The answer is Yes.
Theorem. The following are equivalent for any Hausdorff space $X$.
$X$ is compact.
$X^\kappa$ is Lindelöf for any cardinal $\kappa$.
$X^{\omega_1}$ is Lindelöf.
Proof. The forward implications are easy, using Tychonoff for 1 implies 2, since if $X$ is compact, then $X^\kappa$ is compact and hence Lindelöf.
So suppose that we have a space $X$ that is not compact, but $X^{\omega_1}$ is Lindelöf. It follows that $X$ is Lindelöf. Thus, there is a countable cover having no finite subcover. From this, we may construct a strictly increasing sequence of open sets $U_0 \subset U_1 \subset \dots U_n \dots$ with the union $\bigcup\lbrace U_n \; | \; n \in \omega \rbrace = X$.
For each $J \subset \omega_1$ of size $n$, let $U_J$ be the set $\lbrace s \in X^{\omega_1} \; | \; s(\alpha) \in U_n$ for each $\alpha \in J \rbrace$. As the size of $J$ increases, the set $U_J$ allows more freedom on the coordinates in $J$, but restricts more coordinates. If $J$ has size $n$, let us call $U_J$ an open $n$-box, since it restricts the sequences on $n$ coordinates. Let $F$ be the family of all such $U_J$ for all finite $J \subset \omega_1$
This $F$ is a cover of $X^{\omega_1}$. To see this, consider any point $s \in X^{\omega_1}$. For each $\alpha \in \omega_1$, there is some $n$ with $s(\alpha) \in U_n$. Since $\omega_1$ is uncountable, there must be some value of $n$ that is repeated unboundedly often, in particular, some $n$ occurs at least $n$ times. Let $J$ be the coordinates where this $n$ appears. Thus, $s$ is in $U_J$. So $F$ is a cover.

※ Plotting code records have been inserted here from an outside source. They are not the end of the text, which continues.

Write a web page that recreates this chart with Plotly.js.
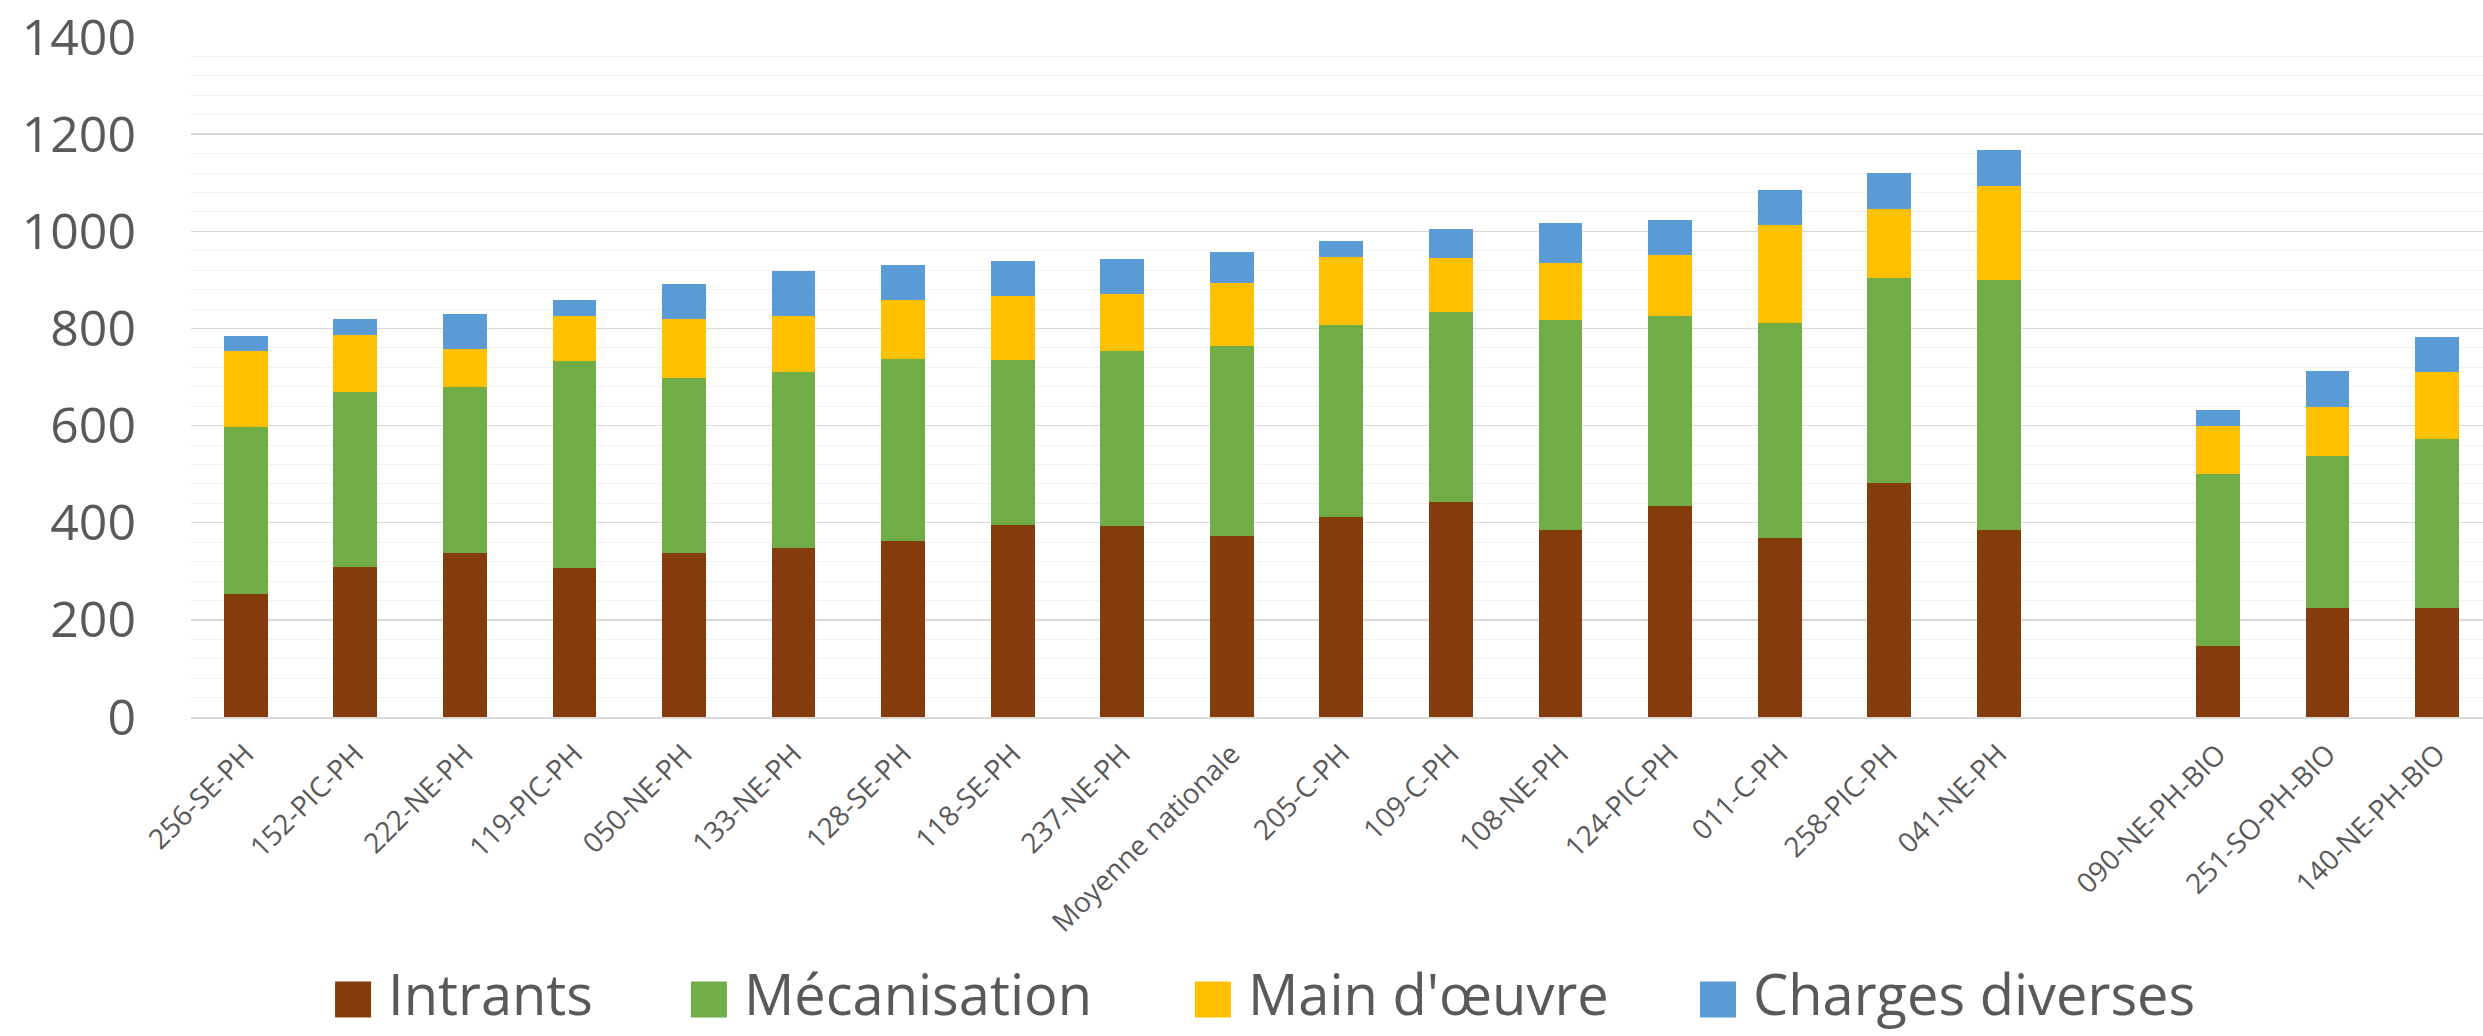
<!DOCTYPE html>
<html><head><meta charset="utf-8">
<script src="https://cdn.plot.ly/plotly-3.0.1.min.js"></script>
<style>html,body{margin:0;padding:0;background:#fff;} #chart{width:2483px;height:1036px;}</style>
</head><body><div id="chart"></div>
<script>
const categories = ['256-SE-PH','152-PIC-PH','222-NE-PH','119-PIC-PH','050-NE-PH','133-NE-PH','128-SE-PH','118-SE-PH','237-NE-PH','Moyenne nationale','205-C-PH','109-C-PH','108-NE-PH','124-PIC-PH','011-C-PH','258-PIC-PH','041-NE-PH',' ','090-NE-PH-BIO','251-SO-PH-BIO','140-NE-PH-BIO'];
const intrants        = [253,309,338,307,338,348,363,396,394,373,411,443,386,435,369,481,386,null,147,224,224];
const mecanisation    = [344,361,342,425,359,363,375,340,360,391,397,391,432,390,443,422,513,null,354,314,349];
const mainOeuvre      = [157,116, 77, 93,122,115,121,130,117,130,139,110,116,126,200,143,195,null, 99,101,137];
const chargesDiverses = [ 31, 33, 73, 33, 72, 93, 72, 73, 72, 63, 33, 61, 83, 73, 72, 73, 73,null, 32, 73, 72];
const seriesNames = ['Intrants','Mécanisation',"Main d'œuvre",'Charges diverses'];
const seriesColors = ['#843C0C','#70AD47','#FFC000','#5B9BD5'];
const seriesValues = [intrants, mecanisation, mainOeuvre, chargesDiverses];
const legendIds = ['legend','legend2','legend3','legend4'];
const legendX = [0.1281, 0.2714, 0.4744, 0.6778];

const traces = seriesValues.map((vals,i)=>({
  type:'bar', name:seriesNames[i], x:categories, y:vals,
  marker:{color:seriesColors[i], line:{width:0}},
  legend:legendIds[i], hoverinfo:'x+y+name'
}));

const legendFont = {family:'Open Sans', size:56, color:'#595959'};
const layout = {
  width:2483, height:1036,
  margin:{l:190.7, r:0, t:37, b:319, pad:0},
  paper_bgcolor:'#ffffff', plot_bgcolor:'#ffffff',
  barmode:'stack', bargap:0.6,
  xaxis:{type:'category', range:[-0.5,20.42], tickangle:-45, showgrid:false, automargin:false,
    showline:true, linecolor:'#D9D9D9', linewidth:1.5, ticks:'', ticklabelstandoff:8,
    tickfont:{family:'Open Sans', size:28, color:'#595959'}},
  yaxis:{range:[0,1400], tick0:0, dtick:200, showgrid:true, gridcolor:'#D9D9D9', gridwidth:1.3, automargin:false,
    zeroline:false, showline:false, ticks:'', ticklabelstandoff:54,
    minor:{dtick:40, showgrid:true, gridcolor:'#F2F2F2', gridwidth:1},
    tickfont:{family:'Open Sans', size:50, color:'#595959'}},
  showlegend:true
};
legendIds.forEach((id,i)=>{
  layout[id] = {orientation:'h', xref:'container', yref:'container', x:legendX[i], xanchor:'left',
    y:0.041, yanchor:'middle', font:legendFont, itemwidth:60, bgcolor:'rgba(0,0,0,0)', borderwidth:0};
});

Plotly.newPlot('chart', traces, layout, {displayModeBar:false, staticPlot:true}).then(()=>{
  document.querySelectorAll('.legendpoints path').forEach(p=>{
    p.setAttribute('transform', (p.getAttribute('transform')||'') + ' translate(0,6) scale(3)');
  });
});
</script>
</body></html>
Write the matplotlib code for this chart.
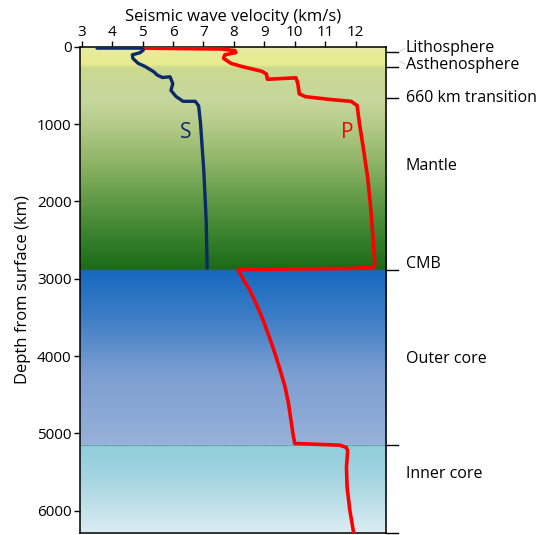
import numpy as np
import matplotlib
matplotlib.use("Agg")
import matplotlib.pyplot as plt

plt.rcParams['font.family'] = ['Open Sans', 'DejaVu Sans']

# S-wave velocity (km/s) vs depth (km)
s_vel = [3.50, 4.97, 5.02, 4.91, 4.66, 4.68, 4.85, 5.08, 5.36, 5.48, 5.65, 5.90,
         5.99, 5.93, 6.10, 6.33, 6.73, 6.84, 6.90, 7.01, 7.09, 7.12]
s_depth = [18, 18, 45, 78, 105, 152, 215, 256, 323, 367, 398, 389,
           477, 565, 645, 706, 706, 764, 984, 1602, 2264, 2862]

# P-wave velocity (km/s) vs depth (km)
p_vel = [4.97, 7.58, 8.03, 8.06, 7.70, 7.66, 7.90, 8.26, 8.92, 9.07, 9.10, 10.04,
         10.10, 10.15, 10.35, 11.21, 11.85, 12.05, 12.13, 12.25, 12.40, 12.50,
         12.58, 12.63, 12.60, 11.81, 8.14, 8.30, 8.52, 8.75, 8.96, 9.16, 9.35,
         9.52, 9.68, 9.79, 9.86, 9.94, 10.00, 11.48, 11.70, 11.74, 11.70, 11.72,
         11.81, 11.94]
p_depth = [18, 30, 50, 75, 105, 150, 215, 256, 318, 355, 421, 402,
           475, 610, 646, 684, 706, 760, 1000, 1300, 1700, 2100,
           2500, 2801, 2855, 2866, 2880, 3000, 3146, 3340, 3534, 3750, 3965,
           4180, 4396, 4600, 4784, 5000, 5129, 5151, 5181, 5230, 5431, 5690,
           5991, 6293]

# layer boundaries and labels on the right
tick_depths = [70, 260, 660, 2890, 5150, 6290]
layer_names = ["Lithosphere", "Asthenosphere", "660 km transition", "Mantle",
               "CMB", "Outer core", "Inner core"]
name_depths = [15, 235, 663, 1545, 2810, 4040, 5525]
cmb = 2890
icb = 5150
y_max = 6290

# background colour stops (depth, colour)
bg_stops = [
    (0, "#e2e8b6"), (60, "#e8ec9c"), (240, "#e6eb8e"), (275, "#ccd98e"),
    (700, "#c6d79e"), (1000, "#b6cc8a"), (1500, "#8fb467"), (2000, "#5f9946"),
    (2500, "#357f2a"), (cmb - 1, "#1b6a16"),
    (cmb, "#1569c0"), (3500, "#3d7dc6"), (4200, "#7a9dd0"), (icb - 1, "#97b2d9"),
    (icb, "#8fcddc"), (5600, "#a5d5e1"), (y_max, "#dcedf3"),
]

fig = plt.figure(figsize=(5.42, 5.35), dpi=100)
ax = fig.add_axes([0.1476, 0.0032, 0.5646, 0.9095])

# gradient background
d = np.linspace(0, y_max, 1200)
sd = np.array([s[0] for s in bg_stops], dtype=float)
sc = np.array([matplotlib.colors.to_rgb(s[1]) for s in bg_stops])
rgb = np.stack([np.interp(d, sd, sc[:, k]) for k in range(3)], axis=1)
img = np.repeat(rgb[:, None, :], 2, axis=1)
ax.imshow(img, extent=[2.94, 13, y_max, 0], aspect="auto", zorder=0,
          interpolation="bilinear")

ax.axhline(cmb, color="#4a5a6a", lw=0.6, ls=(0, (1, 1)), zorder=1)
ax.axhline(icb, color="#4a5a6a", lw=0.6, ls=(0, (1, 1)), zorder=1)

ax.plot(p_vel, p_depth, color="#ff0000", lw=2.6, solid_joinstyle="round",
        solid_capstyle="round", zorder=3)
ax.plot(s_vel, s_depth, color="#0c2a66", lw=2.4, solid_joinstyle="round",
        solid_capstyle="round", zorder=4)

ax.text(6.41, 1108, "S", color="#0c2a66", fontsize=15, ha="center", va="center")
ax.text(11.72, 1108, "P", color="#ff0000", fontsize=15, ha="center", va="center")

ax.set_xlim(2.94, 13)
ax.set_ylim(y_max, 0)
ax.xaxis.tick_top()
ax.xaxis.set_label_position("top")
ax.set_xticks(range(3, 13))
ax.set_yticks(range(0, 7000, 1000))
ax.tick_params(axis="both", direction="out", length=4, width=1, labelsize=11,
               pad=1, colors="black")
ax.tick_params(axis="y", pad=2)
ax.set_xlabel("Seismic wave velocity (km/s)", fontsize=12, labelpad=3)
ax.set_ylabel("Depth from surface (km)", fontsize=12, labelpad=4)

for sp in ax.spines.values():
    sp.set_linewidth(1.1)

# right-hand boundary ticks and names
for t in tick_depths:
    ax.plot([13, 13.4], [t, t], color="black", lw=1, clip_on=False)
for name, nd in zip(layer_names, name_depths):
    ax.text(13.65, nd, name, fontsize=11.5, ha="left", va="center", clip_on=False)
ax.plot([13.45, 13.62], [60, 25], color="#b8d3e8", lw=0.7, clip_on=False)
ax.plot([13.45, 13.62], [190, 225], color="#b8d3e8", lw=0.7, clip_on=False)

fig.savefig("out.png", dpi=100)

Since $X^{\omega_1}$ is Lindelöf, there must be a countable subcover $F_0$. Let $J^*$ be the union of all the finite $J$ that appear in the $U_J$ in this subcover. So $J^*$ is a countable subset of $\omega_1$. Note that $J^*$ cannot be finite, since then the sizes of the $J$ appearing in $F_0$ would be bounded and it could not cover $X^{\omega_1}$. We may rearrange indices and assume without loss of generality that $J^*=\omega$ is the first $\omega$ many coordinates. So $F_0$ is really a cover of $X^\omega$, by ignoring the other coordinates.
But this is impossible. Define a sequence $s \in X^{\omega_1}$ by choosing $s(n)$ to be outside $U_{n+1}$, and otherwise arbitrary. Note that $s$ is in $U_n$ in fewer than $n$ coordinates below $\omega$, and so $s$ is not in any $n$-box with $J \subset \omega$, since any such box has $n$ values in $U_n$. Thus, $s$ is not in any set in $F_0$, so it is not a cover. QED
In particular, to answer the question at the end, it suffices to take any uncountable $\kappa$.